Yes, I am a Palestinian From Gaza
By Ramzy Baroud
Editor
PalestineChronicle.com
Is this the end of a journey? Samih Shqir sings, a lonely voice in my small room: "My yearning to the homeland, oh mother is asking me where are your loved ones?" I join in. My crude singing voice however interferes with the flow of the song, especially as an expected presence of tears roughens my voice even further. Yes, it must be the end of the journey.
When I hauled my bags and headed to Palestine a month ago, I was hoping to find Jenin, to be reunited with my refugee camp and my beloved country, to embrace my father, to pray near my mother's grave, to share simple gifts with my nieces and nephews. But I came back daunted by the fact that even such simple wishes are too much to desire, for a Palestinian. I am one.
I headed to Palestine with numerous documents, passports, Ids, some issued by the Palestinians, others by the Egyptians, the Americans, even the Israelis when they ruled Gaza. But not once throughout my journey was my existence as a Palestinian acknowledged. I carried the burden of four nations in my bag, and yet I belonged to none.
"I begged like I never begged before," was the first thing I told my wife who received me at the airport with my two daughters. I begged them to let me into Palestine. I acted so dignified when I first attempted to enter into the West Bank. Perhaps I was empowered by the fact that I held an American passport, or by the assumption that one's right to visit his family after eight years is not much to wish for. I was wrong.
I knew that one day I would regret pleading to a disinterested Israeli solider, one among many who took over the border point between Jordan and the West Bank: "You've got to let me in, you can't do this to me. It's my family, you know what a family is? My father is dying. I've got to visit my home." He looked at me and failed to hide a canny smile: "I cannot help you, you have to go back home to Washington."

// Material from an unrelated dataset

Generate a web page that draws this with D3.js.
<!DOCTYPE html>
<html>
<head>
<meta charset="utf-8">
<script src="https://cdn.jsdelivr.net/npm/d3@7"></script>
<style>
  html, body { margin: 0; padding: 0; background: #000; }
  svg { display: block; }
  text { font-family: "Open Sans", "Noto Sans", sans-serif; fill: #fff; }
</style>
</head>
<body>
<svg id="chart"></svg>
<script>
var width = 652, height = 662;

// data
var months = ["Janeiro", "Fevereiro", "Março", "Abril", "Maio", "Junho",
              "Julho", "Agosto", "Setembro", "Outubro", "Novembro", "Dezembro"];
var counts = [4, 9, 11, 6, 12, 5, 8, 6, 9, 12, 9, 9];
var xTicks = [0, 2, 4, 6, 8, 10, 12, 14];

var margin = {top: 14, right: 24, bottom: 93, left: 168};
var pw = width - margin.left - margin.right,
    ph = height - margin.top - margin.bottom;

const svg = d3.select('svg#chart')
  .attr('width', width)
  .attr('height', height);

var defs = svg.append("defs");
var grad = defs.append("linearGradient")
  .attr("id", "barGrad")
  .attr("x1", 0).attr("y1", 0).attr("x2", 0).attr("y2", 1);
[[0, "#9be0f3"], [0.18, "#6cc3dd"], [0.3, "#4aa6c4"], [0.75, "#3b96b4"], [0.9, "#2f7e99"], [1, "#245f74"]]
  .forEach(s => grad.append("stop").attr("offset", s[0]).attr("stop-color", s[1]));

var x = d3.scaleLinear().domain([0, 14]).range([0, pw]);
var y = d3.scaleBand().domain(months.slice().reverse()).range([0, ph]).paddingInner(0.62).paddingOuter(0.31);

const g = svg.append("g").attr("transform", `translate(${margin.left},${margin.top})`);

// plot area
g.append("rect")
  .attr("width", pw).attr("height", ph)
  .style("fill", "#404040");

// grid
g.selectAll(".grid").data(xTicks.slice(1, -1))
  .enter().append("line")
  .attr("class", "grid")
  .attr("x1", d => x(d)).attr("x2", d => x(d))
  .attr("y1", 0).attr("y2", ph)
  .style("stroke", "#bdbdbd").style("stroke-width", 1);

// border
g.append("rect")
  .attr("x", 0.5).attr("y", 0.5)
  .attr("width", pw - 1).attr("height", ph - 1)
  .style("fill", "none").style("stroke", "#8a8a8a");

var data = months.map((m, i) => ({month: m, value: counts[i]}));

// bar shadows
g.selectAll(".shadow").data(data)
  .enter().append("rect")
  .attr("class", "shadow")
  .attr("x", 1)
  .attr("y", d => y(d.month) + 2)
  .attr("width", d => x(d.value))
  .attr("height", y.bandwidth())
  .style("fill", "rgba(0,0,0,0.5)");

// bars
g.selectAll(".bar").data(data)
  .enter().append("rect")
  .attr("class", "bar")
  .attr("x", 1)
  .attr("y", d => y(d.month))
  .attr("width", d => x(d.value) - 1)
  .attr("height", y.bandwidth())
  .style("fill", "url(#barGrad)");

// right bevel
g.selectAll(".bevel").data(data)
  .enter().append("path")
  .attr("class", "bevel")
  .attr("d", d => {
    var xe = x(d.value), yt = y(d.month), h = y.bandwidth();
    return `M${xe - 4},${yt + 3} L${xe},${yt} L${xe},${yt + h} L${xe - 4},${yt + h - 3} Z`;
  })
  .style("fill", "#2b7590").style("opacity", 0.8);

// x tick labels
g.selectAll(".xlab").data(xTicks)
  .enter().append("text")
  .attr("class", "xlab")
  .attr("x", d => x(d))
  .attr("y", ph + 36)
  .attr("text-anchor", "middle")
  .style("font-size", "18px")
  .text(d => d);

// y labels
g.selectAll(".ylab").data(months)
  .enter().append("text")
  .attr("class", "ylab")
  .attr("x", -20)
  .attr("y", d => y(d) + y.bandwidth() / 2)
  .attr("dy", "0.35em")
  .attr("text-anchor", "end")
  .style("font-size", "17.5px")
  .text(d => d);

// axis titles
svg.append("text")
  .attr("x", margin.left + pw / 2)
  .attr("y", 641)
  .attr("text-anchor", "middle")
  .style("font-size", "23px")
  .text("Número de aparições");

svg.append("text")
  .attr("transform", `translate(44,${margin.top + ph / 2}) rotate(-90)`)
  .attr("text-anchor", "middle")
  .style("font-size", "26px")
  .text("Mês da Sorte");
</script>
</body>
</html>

It's the same statement that I heard over and over again from most of those from which I sought help. Even sympathetic Palestinians urged me to "go back," that there was no hope, Israel would not let me in. But who is able to define "returning", what if "returning home" for me means Gaza, not Washington? Will Washington open its arms to embrace me when I "come back"?

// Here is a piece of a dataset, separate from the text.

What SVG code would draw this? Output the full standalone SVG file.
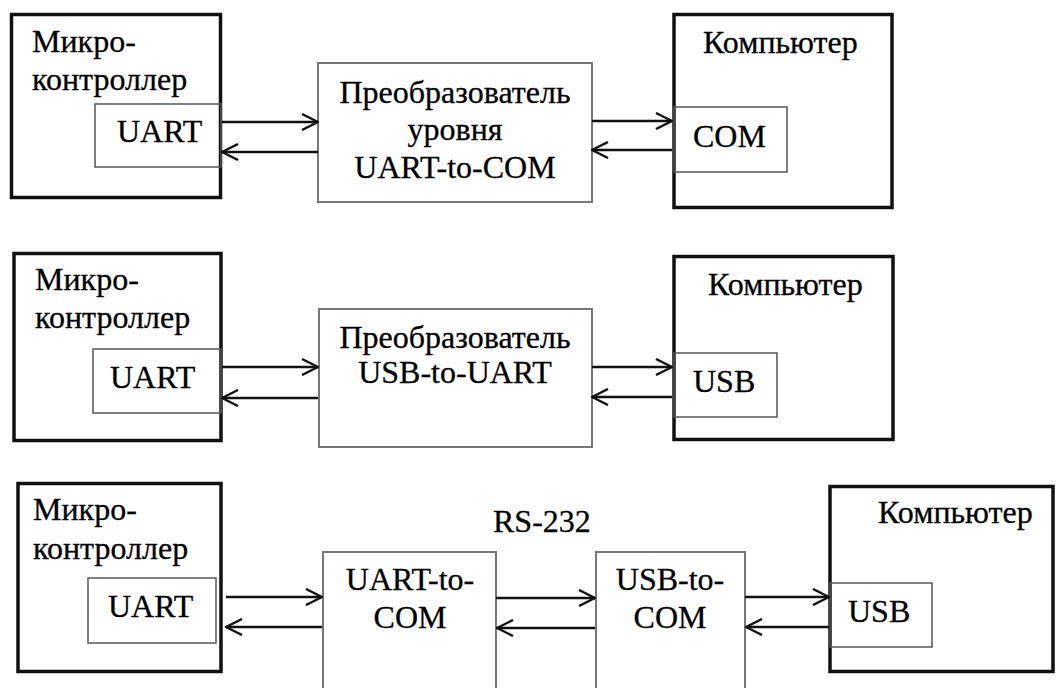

I was singled out at every airport I entered. Even in Amsterdam, in my way back, a long interrogation left me to be the last passenger to be admitted on the airplane, although I arrived hours before anyone else. My American passport indicates that my birthplace is Gaza. The suspicious eyes which that simple four letter word, "Gaza" generated was enough to make me feel like a criminal, making a run from the law, from Amman, across Europe, and back to the US. "So you're from Gaza?" I was asked that same accusing question in various languages in many airports.
Each time I proved my innocence and found my seat in an airplane, I carried the feeling of guilt all the way to the next destination, where once again I was singled out, cornered, and asked, with mounting suspicion as a mouse who fell into a trap: "So you're from Gaza?"

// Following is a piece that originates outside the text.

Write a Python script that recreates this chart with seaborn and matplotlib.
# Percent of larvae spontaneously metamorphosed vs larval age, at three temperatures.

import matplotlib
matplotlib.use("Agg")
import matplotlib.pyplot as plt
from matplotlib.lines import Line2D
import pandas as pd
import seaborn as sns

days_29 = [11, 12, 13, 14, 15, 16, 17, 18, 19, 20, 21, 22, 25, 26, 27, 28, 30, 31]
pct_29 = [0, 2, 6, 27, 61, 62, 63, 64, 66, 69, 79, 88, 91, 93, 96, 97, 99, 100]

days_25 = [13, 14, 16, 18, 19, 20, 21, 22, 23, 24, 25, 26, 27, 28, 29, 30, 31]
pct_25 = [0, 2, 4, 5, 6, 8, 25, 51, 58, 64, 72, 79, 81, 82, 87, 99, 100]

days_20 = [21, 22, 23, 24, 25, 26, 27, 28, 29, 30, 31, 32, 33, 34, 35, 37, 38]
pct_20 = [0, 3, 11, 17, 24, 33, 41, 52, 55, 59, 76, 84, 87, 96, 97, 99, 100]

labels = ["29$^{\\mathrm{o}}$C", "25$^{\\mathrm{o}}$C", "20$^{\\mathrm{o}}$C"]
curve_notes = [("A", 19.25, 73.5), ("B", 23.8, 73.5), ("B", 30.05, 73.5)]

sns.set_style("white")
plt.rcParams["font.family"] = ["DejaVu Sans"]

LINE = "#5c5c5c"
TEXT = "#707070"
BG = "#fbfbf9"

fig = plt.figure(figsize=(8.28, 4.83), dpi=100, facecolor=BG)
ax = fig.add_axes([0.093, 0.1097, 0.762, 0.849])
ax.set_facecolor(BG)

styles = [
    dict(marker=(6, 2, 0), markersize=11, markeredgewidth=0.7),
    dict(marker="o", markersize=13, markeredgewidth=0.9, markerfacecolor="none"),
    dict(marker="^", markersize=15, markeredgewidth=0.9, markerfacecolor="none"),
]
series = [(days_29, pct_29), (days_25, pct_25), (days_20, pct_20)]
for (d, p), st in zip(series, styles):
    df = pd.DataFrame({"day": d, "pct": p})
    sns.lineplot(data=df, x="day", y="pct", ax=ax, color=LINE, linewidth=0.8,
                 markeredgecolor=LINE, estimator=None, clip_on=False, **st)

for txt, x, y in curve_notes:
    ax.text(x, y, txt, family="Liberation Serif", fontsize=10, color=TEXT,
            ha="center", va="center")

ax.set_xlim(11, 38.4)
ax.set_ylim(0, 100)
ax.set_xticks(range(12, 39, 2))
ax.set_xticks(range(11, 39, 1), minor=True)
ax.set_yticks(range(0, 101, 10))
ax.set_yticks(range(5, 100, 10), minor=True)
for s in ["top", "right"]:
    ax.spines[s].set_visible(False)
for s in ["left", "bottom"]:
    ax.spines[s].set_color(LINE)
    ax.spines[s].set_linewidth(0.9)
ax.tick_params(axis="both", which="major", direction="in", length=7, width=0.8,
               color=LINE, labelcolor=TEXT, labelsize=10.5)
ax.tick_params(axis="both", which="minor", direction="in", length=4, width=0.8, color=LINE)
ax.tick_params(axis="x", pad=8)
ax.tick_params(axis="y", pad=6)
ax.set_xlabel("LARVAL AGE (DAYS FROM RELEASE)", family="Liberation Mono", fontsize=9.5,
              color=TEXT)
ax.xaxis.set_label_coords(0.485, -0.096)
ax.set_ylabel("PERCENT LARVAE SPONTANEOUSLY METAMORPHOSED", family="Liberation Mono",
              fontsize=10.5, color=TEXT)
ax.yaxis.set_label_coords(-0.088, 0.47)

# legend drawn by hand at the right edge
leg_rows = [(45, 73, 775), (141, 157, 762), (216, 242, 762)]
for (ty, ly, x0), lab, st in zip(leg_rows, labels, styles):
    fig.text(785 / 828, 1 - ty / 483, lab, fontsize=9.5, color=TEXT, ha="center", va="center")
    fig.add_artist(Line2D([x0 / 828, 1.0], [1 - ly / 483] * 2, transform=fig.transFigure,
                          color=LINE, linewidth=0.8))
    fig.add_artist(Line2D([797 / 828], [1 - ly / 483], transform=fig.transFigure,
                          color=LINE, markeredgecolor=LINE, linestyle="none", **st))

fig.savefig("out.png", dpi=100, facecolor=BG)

On my way back, I carried my sadness and kept to myself in a long flight from Amsterdam. I was determined to keep my crime a secret from all of those in the airplane. But my wound was opened by the story of an Italian American from Sicily who had just visited his birth place in Italy after 53 years of separation.
"Did you honestly feel a sense of belonging to Sicily after all of these years, although you left your home while you were just a child?" I asked the man with the handsome beard and heart full of joy.
"You know," he replied as his eyes wandered in the limited space of the crowded airplane, "if your mother gave birth to you, and if you were forced to part immediately after your birth, she'll remain your mother, even 53 years later. Sicily for me was like a mother. I cannot describe to you how incredible it was to finally meet her, to hug her and to kiss her. How about you, how was your visit?"
"I too was looking for my mother," I replied, this time with the same unwanted tears gathering in my weary eyes. "Unfortunately, I neither met her, nor hugged her, nor kissed her." The man understood my story and I spent hours answering his many questions about my lost mother. He commented, cleverly and with much sympathy: "no matter what they do, they cannot deny you the love of a mother."
My two girls ran to me as I arrived, worn and tired. "Daddy, daddy," they screamed. "Did you get me a dress from Palestine with all the colors of the rainbow on it?" my three-year-old Zarefah asked excitedly. "Yes I did sweetheart."
Zarefah no longer goes to sleep without a "special story about Palestine." I made up many stories about my imaginary journey to Gaza, about the sandy beaches and how her grandfather was so angry that I did not bring her along. The little angel believed every word. How I wish those imaginary stories were true.